**Aim of the exercise:** Retype every line from the start of the entries below down to the line with "1.557, 1.760, 1.964, 2.067]", both ends included; skip the pictures.

Extracted records
start

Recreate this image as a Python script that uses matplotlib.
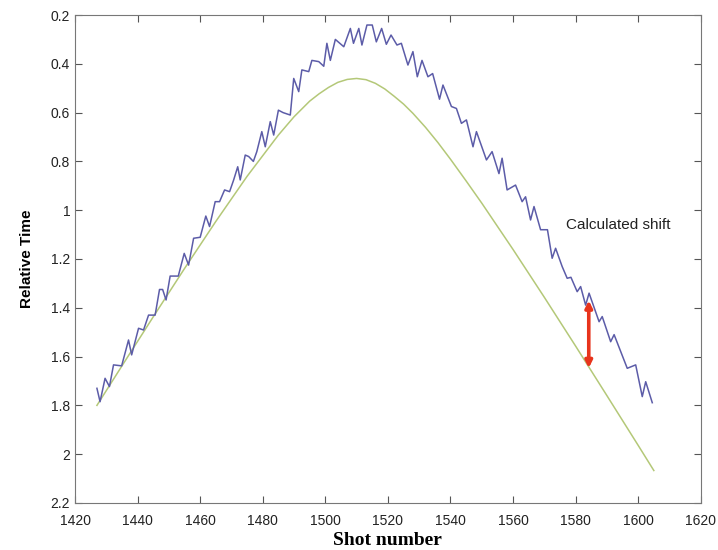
import matplotlib
matplotlib.use("Agg")
import matplotlib.pyplot as plt

# model curve
model_shot = [1427, 1435, 1445, 1455, 1465, 1475, 1485, 1490, 1495, 1498,
              1501, 1504, 1507, 1510, 1513, 1516, 1519, 1522, 1525, 1528,
              1532, 1536, 1540, 1545, 1550, 1560, 1570, 1580, 1590, 1600, 1605]
model_time = [1.800, 1.638, 1.437, 1.239, 1.046, 0.861, 0.692, 0.617, 0.553,
              0.523, 0.497, 0.476, 0.464, 0.460, 0.465, 0.480, 0.503, 0.533,
              0.565, 0.603, 0.660, 0.723, 0.791, 0.880, 0.971, 1.161, 1.357,
              1.557, 1.760, 1.964, 2.067]

# picked times (jagged line)
pick_shot = [1427.0, 1428.0, 1429.6, 1431.0, 1432.3, 1434.9, 1437.1, 1438.1,
             1440.3, 1441.9, 1443.5, 1445.6, 1447.0, 1448.0, 1449.1, 1450.4,
             1453.0, 1454.9, 1456.3, 1457.9, 1460.0, 1461.8, 1463.0, 1464.8,
             1466.2, 1467.8, 1469.4, 1470.7, 1472.0, 1472.8, 1474.4, 1475.5,
             1477.0, 1478.1, 1479.7, 1480.8, 1482.4, 1483.5, 1485.0, 1486.5,
             1488.8, 1489.9, 1491.5, 1492.5, 1494.7, 1495.7, 1497.9, 1499.5,
             1500.5, 1501.6, 1503.2, 1505.9, 1508.0, 1509.0, 1510.7, 1511.7,
             1513.3, 1515.0, 1516.3, 1518.0, 1519.5, 1521.0, 1522.9, 1524.3,
             1526.4, 1528.0, 1529.4, 1530.9, 1532.8, 1534.3, 1536.5, 1537.6,
             1540.3, 1541.9, 1543.5, 1545.1, 1547.2, 1548.3, 1551.5, 1553.3,
             1555.5, 1556.5, 1558.1, 1560.8, 1562.9, 1564.0, 1565.6, 1566.7,
             1568.8, 1571.0, 1572.5, 1573.6, 1575.7, 1577.3, 1578.5, 1580.5,
             1581.6, 1583.2, 1584.3, 1587.5, 1588.5, 1591.2, 1592.3, 1596.5,
             1599.2, 1601.3, 1602.4, 1604.5]
pick_time = [1.730, 1.785, 1.689, 1.723, 1.634, 1.638, 1.532, 1.593,
             1.484, 1.491, 1.430, 1.430, 1.325, 1.325, 1.368, 1.270,
             1.270, 1.177, 1.225, 1.115, 1.111, 1.024, 1.067, 0.965,
             0.965, 0.917, 0.924, 0.876, 0.822, 0.876, 0.774, 0.780,
             0.800, 0.760, 0.678, 0.740, 0.637, 0.692, 0.590, 0.600,
             0.610, 0.460, 0.514, 0.425, 0.432, 0.386, 0.391, 0.410,
             0.316, 0.386, 0.300, 0.330, 0.255, 0.316, 0.255, 0.323,
             0.241, 0.241, 0.310, 0.255, 0.320, 0.282, 0.323, 0.316,
             0.405, 0.350, 0.453, 0.386, 0.453, 0.440, 0.545, 0.487,
             0.575, 0.583, 0.644, 0.630, 0.740, 0.678, 0.794, 0.760,
             0.850, 0.787, 0.917, 0.897, 0.965, 0.945, 1.040, 0.985,
             1.080, 1.080, 1.197, 1.156, 1.231, 1.279, 1.275, 1.334,
             1.313, 1.389, 1.340, 1.457, 1.436, 1.539, 1.510, 1.648,
             1.634, 1.764, 1.703, 1.789]

shift_shot = 1584.2
shift_top, shift_bottom = 1.37, 1.647

plt.rcParams['font.family'] = ['Liberation Sans', 'DejaVu Sans']

fig = plt.figure(figsize=(7.18, 5.5), dpi=100)
ax = fig.add_axes([0.1045, 0.0855, 0.8715, 0.8872])

ax.plot(model_shot, model_time, color='#b4c878', lw=1.1)
ax.plot(pick_shot, pick_time, color='#5c5ca8', lw=1.1)

ax.annotate('', xy=(shift_shot, shift_top), xytext=(shift_shot, shift_bottom),
            arrowprops=dict(arrowstyle='<|-|>', color='#e8341c', lw=2.6,
                            mutation_scale=10, shrinkA=0, shrinkB=0))
ax.text(1576.8, 1.06, 'Calculated shift', fontsize=11, color='#222222',
        va='center', ha='left')

ax.set_xlim(1420, 1620)
ax.set_ylim(2.2, 0.2)
ax.set_xticks(range(1420, 1621, 20))
ax.set_yticks([0.2, 0.4, 0.6, 0.8, 1, 1.2, 1.4, 1.6, 1.8, 2, 2.2])
ax.set_yticklabels(['0.2', '0.4', '0.6', '0.8', '1', '1.2', '1.4', '1.6',
                    '1.8', '2', '2.2'])
ax.tick_params(direction='in', top=True, right=True, length=5,
               labelsize=10, colors='#555555', labelcolor='#222222')
ax.tick_params(axis='x', pad=8)
for s in ax.spines.values():
    s.set_color('#777777')

ax.set_xlabel('Shot number', family='Liberation Serif', fontweight='bold',
              fontsize=14, labelpad=3)
ax.set_ylabel('Relative Time', fontweight='bold', fontsize=11, labelpad=12)

fig.savefig('out.png', dpi=100)
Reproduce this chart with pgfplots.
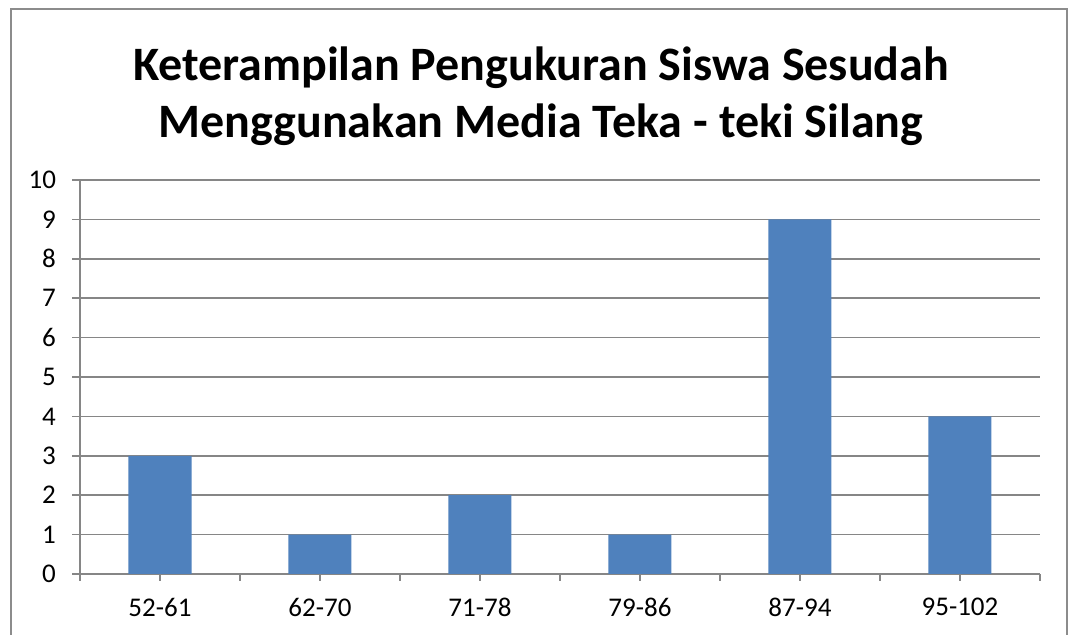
\documentclass[border=0pt]{standalone}
\usepackage{fontspec}
\setmainfont{Carlito}
\usepackage{pgfplots}
\pgfplotsset{compat=1.18}
\definecolor{barblue}{HTML}{4F81BD}
\definecolor{gridgray}{HTML}{868686}
\definecolor{framegray}{HTML}{8C8C8C}
\begin{document}
\begin{tikzpicture}
\useasboundingbox (0,0) rectangle (536pt,317.5pt);
\draw[framegray, line width=1.1pt] (5.5pt,-10pt) -- (5.5pt,313pt) -- (533.5pt,313pt) -- (533.5pt,-10pt);
\node[align=center, font=\fontsize{24}{28.5}\selectfont\bfseries] at (270.5pt,269.5pt)
  {Keterampilan Pengukuran Siswa Sesudah\\Menggunakan Media Teka - teki Silang};
\begin{axis}[
  at={(40pt,30.5pt)}, anchor=south west,
  scale only axis, width=480pt, height=197pt,
  xmin=-0.5, xmax=5.5, ymin=0, ymax=10,
  axis x line=bottom, axis y line=left,
  axis line style={gridgray, line width=0.75pt, -},
  ytick={0,...,10},
  ymajorgrids, grid style={gridgray, line width=0.75pt},
  ytick style={gridgray, line width=0.75pt},
  tick align=outside,
  major tick length=4pt,
  xtick={-0.5,0.5,...,5.5}, xticklabels={},
  xtick style={gridgray, line width=0.75pt, /pgfplots/major tick length=3.5pt},
  extra x ticks={0,1,2,3,4,5},
  extra x tick labels={52-61,62-70,71-78,79-86,87-94,95-102},
  extra x tick style={major tick length=0pt, xticklabel style={yshift=-8.5pt}},
  ticklabel style={font=\fontsize{13.5}{16}\selectfont, text=black},
  yticklabel style={xshift=-4.5pt},
  /pgf/number format/assume math mode=true,
  clip=false,
]
\addplot[ybar, bar width=31.5pt, fill=barblue, draw=none] coordinates {
  (0,3) (1,1) (2,2) (3,1) (4,9) (5,4)
};
\end{axis}
\end{tikzpicture}
\end{document}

end

**Correct response:**
Recreate this image as a Python script that uses matplotlib.
import matplotlib
matplotlib.use("Agg")
import matplotlib.pyplot as plt

# model curve
model_shot = [1427, 1435, 1445, 1455, 1465, 1475, 1485, 1490, 1495, 1498,
              1501, 1504, 1507, 1510, 1513, 1516, 1519, 1522, 1525, 1528,
              1532, 1536, 1540, 1545, 1550, 1560, 1570, 1580, 1590, 1600, 1605]
model_time = [1.800, 1.638, 1.437, 1.239, 1.046, 0.861, 0.692, 0.617, 0.553,
              0.523, 0.497, 0.476, 0.464, 0.460, 0.465, 0.480, 0.503, 0.533,
              0.565, 0.603, 0.660, 0.723, 0.791, 0.880, 0.971, 1.161, 1.357,
              1.557, 1.760, 1.964, 2.067]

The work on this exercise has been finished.